I think the perfect set up for a false hydra is actually a party of newer RPG players.
For the unfamiliar: A False Hydra is a monster with a very particular gimmick, namely that it makes itself, and its victims, be forgotten using an enchanting song.. It's essentially 'The DM gets to gaslight the players a bit, as a treat' the monster.
Usually, the setup is the players arrive in a town where things seem peaceful, if quiet, and steadily realize that people that should, by all rights exist, simply aren't there. The innkeeper has a child, but claims she doesn't even know the man in the family portrait. If you press the matter she gets upset. You eat fresh baked bread for dinner, but in the morning, there has simply 'never been' a baker. That kind of thing.

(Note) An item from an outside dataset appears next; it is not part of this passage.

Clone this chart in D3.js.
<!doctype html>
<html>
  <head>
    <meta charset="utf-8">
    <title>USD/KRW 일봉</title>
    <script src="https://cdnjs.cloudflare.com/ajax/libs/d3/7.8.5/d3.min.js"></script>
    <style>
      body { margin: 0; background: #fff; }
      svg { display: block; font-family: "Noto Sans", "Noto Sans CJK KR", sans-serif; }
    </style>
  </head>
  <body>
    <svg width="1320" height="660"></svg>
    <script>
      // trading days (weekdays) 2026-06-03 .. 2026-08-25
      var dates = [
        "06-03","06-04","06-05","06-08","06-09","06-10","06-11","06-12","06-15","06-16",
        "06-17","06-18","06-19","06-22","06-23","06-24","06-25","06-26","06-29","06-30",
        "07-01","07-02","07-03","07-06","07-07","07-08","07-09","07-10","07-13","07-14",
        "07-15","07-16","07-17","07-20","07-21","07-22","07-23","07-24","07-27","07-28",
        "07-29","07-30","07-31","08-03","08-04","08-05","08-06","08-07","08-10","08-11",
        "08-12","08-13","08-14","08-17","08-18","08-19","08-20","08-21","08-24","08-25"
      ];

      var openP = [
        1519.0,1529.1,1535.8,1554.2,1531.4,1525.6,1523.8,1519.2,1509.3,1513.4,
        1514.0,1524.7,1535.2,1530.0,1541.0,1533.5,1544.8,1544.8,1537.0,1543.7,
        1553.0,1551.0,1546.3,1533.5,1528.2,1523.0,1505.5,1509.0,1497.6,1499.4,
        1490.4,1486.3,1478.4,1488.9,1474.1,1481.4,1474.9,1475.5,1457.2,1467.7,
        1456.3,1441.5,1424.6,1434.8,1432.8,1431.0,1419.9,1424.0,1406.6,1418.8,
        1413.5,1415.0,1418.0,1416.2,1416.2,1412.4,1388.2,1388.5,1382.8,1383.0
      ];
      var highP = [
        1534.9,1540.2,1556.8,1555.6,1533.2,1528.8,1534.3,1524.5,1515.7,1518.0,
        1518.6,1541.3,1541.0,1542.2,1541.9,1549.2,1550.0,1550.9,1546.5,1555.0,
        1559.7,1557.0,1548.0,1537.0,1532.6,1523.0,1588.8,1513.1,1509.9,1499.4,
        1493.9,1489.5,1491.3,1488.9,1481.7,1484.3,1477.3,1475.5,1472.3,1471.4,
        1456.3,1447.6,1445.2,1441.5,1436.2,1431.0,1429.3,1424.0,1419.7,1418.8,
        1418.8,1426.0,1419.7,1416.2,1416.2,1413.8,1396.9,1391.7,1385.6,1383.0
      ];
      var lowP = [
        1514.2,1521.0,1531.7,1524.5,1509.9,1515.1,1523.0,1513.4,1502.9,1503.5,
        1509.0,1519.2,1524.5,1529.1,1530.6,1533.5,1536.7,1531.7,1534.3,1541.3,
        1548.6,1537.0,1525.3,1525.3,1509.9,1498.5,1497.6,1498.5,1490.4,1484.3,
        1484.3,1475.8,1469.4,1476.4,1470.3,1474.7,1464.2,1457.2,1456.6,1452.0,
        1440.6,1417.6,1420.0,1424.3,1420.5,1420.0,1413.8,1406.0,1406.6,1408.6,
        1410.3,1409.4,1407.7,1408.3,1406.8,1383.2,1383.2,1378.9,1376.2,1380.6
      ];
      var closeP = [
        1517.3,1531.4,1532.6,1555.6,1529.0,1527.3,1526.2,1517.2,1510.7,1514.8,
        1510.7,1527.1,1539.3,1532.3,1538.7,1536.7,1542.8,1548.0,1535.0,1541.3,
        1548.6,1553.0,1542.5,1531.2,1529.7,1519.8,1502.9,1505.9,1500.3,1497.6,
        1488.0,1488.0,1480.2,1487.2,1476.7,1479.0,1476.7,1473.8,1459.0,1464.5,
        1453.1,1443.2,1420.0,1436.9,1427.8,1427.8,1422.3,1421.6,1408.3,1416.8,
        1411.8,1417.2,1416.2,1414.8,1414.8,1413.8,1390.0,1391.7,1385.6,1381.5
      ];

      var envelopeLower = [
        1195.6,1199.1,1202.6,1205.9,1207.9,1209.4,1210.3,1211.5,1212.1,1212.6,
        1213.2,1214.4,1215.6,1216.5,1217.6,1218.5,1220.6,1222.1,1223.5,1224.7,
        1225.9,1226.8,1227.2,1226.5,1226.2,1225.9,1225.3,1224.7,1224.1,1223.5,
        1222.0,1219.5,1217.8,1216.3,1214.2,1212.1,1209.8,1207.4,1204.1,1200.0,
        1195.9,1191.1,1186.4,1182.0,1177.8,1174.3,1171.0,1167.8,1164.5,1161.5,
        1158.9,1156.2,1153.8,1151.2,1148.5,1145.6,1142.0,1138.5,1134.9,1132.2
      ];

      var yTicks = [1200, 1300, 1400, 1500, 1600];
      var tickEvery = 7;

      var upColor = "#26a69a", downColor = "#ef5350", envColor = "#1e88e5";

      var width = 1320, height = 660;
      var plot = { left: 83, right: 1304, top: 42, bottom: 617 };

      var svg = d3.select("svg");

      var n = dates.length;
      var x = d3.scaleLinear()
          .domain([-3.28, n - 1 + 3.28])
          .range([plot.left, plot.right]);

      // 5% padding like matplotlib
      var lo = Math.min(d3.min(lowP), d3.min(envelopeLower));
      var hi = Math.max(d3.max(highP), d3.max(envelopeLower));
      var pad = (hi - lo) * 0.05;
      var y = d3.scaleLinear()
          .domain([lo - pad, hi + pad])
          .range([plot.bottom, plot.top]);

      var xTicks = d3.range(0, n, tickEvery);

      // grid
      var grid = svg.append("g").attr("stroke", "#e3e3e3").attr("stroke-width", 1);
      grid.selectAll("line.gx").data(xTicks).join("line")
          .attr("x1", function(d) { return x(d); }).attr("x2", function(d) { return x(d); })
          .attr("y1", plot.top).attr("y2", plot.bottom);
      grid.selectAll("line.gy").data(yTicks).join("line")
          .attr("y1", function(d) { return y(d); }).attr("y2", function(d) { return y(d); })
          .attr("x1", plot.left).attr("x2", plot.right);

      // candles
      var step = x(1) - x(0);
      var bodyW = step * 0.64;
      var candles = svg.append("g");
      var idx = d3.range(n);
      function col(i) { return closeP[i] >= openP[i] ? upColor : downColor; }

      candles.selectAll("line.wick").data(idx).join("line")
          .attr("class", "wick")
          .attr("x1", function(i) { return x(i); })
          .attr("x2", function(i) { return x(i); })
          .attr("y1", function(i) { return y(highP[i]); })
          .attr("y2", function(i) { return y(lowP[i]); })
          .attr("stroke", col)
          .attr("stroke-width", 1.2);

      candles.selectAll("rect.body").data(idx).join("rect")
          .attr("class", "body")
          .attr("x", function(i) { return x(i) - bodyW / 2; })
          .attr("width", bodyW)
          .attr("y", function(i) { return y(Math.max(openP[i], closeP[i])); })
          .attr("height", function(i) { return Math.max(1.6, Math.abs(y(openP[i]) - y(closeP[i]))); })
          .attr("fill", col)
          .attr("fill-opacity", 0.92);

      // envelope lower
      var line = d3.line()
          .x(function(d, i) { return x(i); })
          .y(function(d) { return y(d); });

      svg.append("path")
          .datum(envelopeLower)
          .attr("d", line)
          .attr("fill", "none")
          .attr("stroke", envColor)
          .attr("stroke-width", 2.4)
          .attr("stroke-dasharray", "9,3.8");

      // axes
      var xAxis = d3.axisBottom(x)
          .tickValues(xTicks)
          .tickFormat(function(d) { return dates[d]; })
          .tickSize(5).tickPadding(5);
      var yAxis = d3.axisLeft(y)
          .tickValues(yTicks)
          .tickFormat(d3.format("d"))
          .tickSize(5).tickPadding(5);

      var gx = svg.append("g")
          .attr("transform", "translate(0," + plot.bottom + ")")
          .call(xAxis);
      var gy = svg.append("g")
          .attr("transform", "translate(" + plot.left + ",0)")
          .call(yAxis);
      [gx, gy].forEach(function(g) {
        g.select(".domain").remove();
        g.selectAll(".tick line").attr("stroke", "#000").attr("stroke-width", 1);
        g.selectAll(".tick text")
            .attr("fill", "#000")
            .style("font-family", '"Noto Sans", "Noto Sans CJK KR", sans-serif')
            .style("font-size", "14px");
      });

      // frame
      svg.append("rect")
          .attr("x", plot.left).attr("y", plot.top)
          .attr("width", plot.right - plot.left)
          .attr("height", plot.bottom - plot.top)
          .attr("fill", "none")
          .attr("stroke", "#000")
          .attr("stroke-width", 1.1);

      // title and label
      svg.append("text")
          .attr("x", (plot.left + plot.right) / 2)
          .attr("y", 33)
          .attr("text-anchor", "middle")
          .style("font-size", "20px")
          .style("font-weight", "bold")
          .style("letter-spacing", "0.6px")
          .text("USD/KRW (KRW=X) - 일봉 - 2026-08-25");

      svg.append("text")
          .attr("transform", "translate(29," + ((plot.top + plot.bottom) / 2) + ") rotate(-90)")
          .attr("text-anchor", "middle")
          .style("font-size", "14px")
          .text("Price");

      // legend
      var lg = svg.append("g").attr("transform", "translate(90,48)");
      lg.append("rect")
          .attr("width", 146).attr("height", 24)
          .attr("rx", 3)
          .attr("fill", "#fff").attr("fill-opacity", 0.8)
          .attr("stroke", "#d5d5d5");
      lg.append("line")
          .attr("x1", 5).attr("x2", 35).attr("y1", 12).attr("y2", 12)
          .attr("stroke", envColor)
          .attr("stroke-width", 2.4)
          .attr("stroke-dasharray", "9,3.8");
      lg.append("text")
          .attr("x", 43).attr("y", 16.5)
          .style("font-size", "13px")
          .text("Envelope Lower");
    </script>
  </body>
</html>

And of course, the classic of 'You wake up. There's an extra bedroll. you don't know why, but the fact that it's empty fills you with dread.'
But of course, implying you had another party member who just got eaten and forgotten kinda fucks over the story you've been telling this whole time. Shouldn't all those fights have gone differently? How are the players going to care about a character who literally exists only as a supposed hole in their memories?

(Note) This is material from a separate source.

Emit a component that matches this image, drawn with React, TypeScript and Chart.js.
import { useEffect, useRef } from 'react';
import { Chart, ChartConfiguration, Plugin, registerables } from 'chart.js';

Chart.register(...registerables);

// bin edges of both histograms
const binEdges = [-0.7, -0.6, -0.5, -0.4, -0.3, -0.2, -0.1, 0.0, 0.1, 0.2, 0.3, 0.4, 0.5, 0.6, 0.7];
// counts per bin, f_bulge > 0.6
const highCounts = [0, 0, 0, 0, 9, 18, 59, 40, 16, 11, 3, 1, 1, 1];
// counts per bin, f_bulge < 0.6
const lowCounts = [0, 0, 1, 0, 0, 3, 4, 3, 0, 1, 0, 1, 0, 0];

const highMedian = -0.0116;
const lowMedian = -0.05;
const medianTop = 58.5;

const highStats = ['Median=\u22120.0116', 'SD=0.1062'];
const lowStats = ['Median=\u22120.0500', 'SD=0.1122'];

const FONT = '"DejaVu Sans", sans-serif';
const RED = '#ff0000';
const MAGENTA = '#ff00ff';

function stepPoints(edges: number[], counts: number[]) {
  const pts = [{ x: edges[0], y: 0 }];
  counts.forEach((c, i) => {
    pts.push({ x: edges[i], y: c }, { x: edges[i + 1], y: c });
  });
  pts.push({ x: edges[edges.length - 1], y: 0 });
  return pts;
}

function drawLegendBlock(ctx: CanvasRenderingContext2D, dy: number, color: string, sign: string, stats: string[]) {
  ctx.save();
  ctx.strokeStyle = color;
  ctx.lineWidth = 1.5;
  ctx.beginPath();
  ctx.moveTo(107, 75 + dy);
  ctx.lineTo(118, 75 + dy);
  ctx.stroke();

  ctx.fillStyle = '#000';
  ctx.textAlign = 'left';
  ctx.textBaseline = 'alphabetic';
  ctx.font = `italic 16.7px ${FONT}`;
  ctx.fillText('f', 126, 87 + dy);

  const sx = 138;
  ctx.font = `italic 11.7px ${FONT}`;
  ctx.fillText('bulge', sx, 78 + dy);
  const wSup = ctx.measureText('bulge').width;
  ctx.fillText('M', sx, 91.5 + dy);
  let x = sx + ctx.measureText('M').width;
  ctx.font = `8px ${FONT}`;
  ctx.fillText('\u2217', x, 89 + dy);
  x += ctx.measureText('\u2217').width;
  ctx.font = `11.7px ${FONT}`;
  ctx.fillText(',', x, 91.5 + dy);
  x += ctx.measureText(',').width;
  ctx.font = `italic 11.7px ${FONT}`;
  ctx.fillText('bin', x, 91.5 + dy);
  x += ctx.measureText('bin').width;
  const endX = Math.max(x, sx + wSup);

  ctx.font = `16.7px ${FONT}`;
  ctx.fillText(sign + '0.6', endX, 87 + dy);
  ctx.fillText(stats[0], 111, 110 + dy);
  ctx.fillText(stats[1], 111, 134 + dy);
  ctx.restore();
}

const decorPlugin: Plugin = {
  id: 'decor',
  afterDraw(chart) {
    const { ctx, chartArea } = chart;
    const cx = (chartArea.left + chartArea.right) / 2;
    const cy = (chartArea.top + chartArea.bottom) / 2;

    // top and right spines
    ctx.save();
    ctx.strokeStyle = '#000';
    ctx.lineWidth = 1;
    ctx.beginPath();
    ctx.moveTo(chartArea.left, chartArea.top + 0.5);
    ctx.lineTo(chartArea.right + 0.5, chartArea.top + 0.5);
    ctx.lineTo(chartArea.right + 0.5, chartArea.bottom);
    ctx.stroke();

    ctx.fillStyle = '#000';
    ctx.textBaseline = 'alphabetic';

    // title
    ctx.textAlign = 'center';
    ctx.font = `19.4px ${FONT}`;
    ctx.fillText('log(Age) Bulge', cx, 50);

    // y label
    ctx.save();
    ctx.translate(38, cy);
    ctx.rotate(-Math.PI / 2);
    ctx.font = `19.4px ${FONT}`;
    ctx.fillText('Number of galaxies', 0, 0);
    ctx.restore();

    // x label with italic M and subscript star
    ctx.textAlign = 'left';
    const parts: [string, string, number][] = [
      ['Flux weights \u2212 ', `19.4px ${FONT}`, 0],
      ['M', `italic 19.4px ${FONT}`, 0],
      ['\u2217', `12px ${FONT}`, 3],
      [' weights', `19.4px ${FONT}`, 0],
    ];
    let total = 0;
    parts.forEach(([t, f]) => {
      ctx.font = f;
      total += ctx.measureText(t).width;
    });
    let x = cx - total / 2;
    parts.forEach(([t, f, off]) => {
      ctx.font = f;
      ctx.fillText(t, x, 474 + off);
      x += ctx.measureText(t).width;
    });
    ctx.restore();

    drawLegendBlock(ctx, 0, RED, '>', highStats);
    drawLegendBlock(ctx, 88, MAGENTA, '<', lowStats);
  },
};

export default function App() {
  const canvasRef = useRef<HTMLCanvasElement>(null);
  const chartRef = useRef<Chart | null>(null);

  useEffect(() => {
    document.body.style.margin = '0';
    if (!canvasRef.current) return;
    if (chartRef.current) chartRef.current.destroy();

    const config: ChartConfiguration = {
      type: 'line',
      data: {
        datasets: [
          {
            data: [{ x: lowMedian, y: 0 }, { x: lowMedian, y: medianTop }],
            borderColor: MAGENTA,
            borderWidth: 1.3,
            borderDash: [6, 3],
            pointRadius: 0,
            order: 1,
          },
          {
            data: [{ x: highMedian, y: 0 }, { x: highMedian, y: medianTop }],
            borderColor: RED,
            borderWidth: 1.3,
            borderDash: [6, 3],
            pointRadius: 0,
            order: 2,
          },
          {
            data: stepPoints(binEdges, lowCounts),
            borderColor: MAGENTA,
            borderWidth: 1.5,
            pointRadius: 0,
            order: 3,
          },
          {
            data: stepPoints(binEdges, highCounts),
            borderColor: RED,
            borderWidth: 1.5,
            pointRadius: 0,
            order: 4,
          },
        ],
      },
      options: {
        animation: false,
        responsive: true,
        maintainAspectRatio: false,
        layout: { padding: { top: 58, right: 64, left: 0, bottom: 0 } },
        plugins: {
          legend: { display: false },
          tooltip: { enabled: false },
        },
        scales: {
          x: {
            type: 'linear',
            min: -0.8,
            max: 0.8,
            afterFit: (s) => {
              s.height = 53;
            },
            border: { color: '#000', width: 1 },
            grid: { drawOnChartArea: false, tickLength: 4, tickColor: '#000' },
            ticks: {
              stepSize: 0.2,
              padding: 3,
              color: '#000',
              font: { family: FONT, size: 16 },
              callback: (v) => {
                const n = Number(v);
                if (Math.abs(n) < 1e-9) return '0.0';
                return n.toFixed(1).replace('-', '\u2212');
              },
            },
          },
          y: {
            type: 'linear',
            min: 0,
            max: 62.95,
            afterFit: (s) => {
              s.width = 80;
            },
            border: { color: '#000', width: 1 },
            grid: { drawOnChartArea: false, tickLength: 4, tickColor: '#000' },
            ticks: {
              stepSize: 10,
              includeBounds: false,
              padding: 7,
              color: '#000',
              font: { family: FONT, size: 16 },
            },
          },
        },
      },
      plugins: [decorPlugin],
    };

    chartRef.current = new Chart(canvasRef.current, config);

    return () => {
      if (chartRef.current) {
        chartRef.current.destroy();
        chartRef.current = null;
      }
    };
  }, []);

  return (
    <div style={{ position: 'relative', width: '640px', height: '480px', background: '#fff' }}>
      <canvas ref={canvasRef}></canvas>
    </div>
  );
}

That's why, for this to work, I recommend new players (or just act like you're running a slightly laxer table).
Essentially, figure out what basic utilitarian weaknesses the party has, and then, without any great fanfare, handwave them. Suppose they don't have a wizard. They find a magic item. You say, 'yeah, you get it identified, and it's a ...' Without particularly specifying how or with whom. They're in a dark cave, and the one human of the group is like 'hey, can I even see?' and you tell them, 'oh, yeah, don't worry about it, just pretend you had Darkvision cast on you.'
If they press the issue, you make up a joke, not-actually-real character, who you say is actually doing all this stuff. Blinzki the Narratively Convenient Wizard or whatever. Just a narrative construct, there to grease the wheels of gameplay. (Though, keep score a bit. Remember where things by all rights shouldn't have worked)

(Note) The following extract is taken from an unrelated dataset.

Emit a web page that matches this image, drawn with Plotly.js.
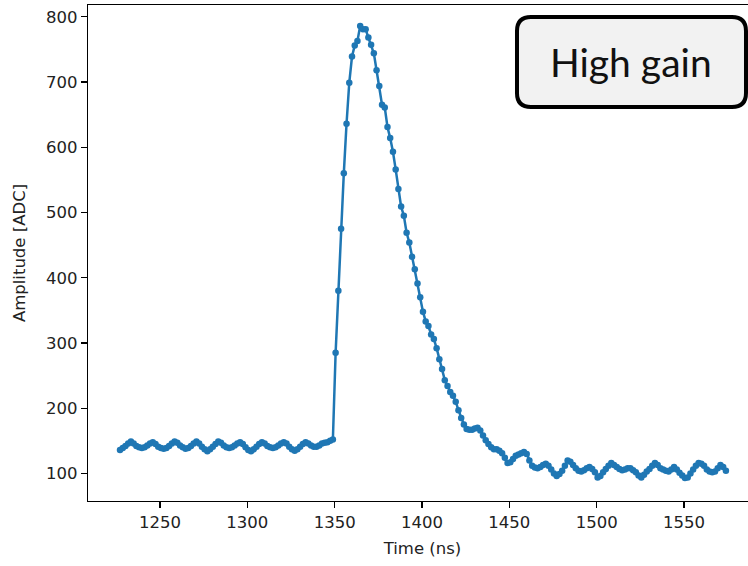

And then, they'll get to this town, and you'll feed them a potentially magical item, and they'll ask what it does, and if you're very, very lucky, you'll get an exchange to the tune of
'Do you know anybody who could identify it?'
'We've always been able to identify things before.'
'Yeah. You think about that, and shiver with a sense of wrongness.'
You find the corpse of a wizard. Her journal references people with your names, and she talks about how lucky she's felt to be traveling with you. She's not a great combatant, usually hiding when battle starts, but she's made herself useful with in other ways, casting darkvision on the fighter when they're in a dark cave, and enhancing abilities at opportune moments.
You don't know her.
You're crying at the sight of her corpse.